Strategic Forex Positioning: Navigating Holiday Volatility
The holiday season introduces unique challenges for forex traders, including reduced liquidity, wider spreads, and amplified volatility. Institutional positioning data from the CFTC highlights extreme net-short exposure in the U.S. dollar, suggesting potential for a rebound if inflationary pressures ease or the Fed pauses cuts. Conversely, the euro's net-long positioning indicates a risk of overbought conditions, which could trigger corrections if economic data disappoints.
For strategic positioning, advanced traders are advised to:
- Range trade EUR/USD and GBP/USD around key support/resistance levels, leveraging the dollar's fragility.
- Fade overreactions in USD/JPY and USD/CHF during thin market conditions, using tight stop-loss orders to manage risk.

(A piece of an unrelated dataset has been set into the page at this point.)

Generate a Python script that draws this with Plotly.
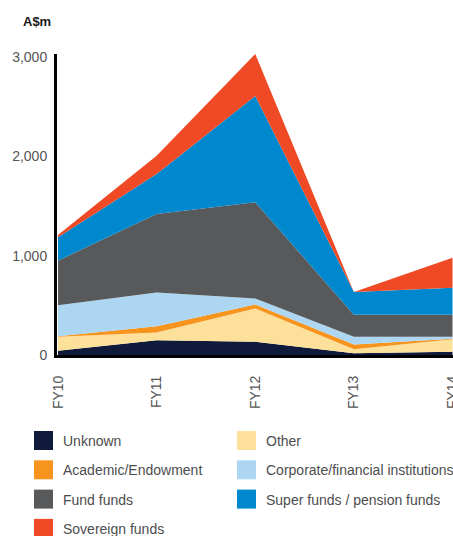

- Monitor CFTC positioning reports for signals of crowded trades, such as the euro's net-long exposure, which could reverse if fundamentals deteriorate.
Outlook and Conclusion
The U.S. dollar's path in late 2025 and early 2026 will hinge on the Fed's ability to balance inflation control with labor market support. While further rate cuts are likely, the dollar's near-term weakness may deepen before a potential rebound in the second half of 2026. For investors, the holiday season offers opportunities to capitalize on dollar volatility through strategic forex positioning, particularly in EUR/USD, USD/JPY, and GBP/USD. However, the interplay of macroeconomic catalysts-ranging from inflation trends to fiscal stimulus-demands a disciplined approach to risk management.
As the year closes, the key takeaway is clear: the dollar's resurgence will not be linear. Instead, it will unfold through a series of divergent narratives, each demanding nuanced analysis and tactical execution.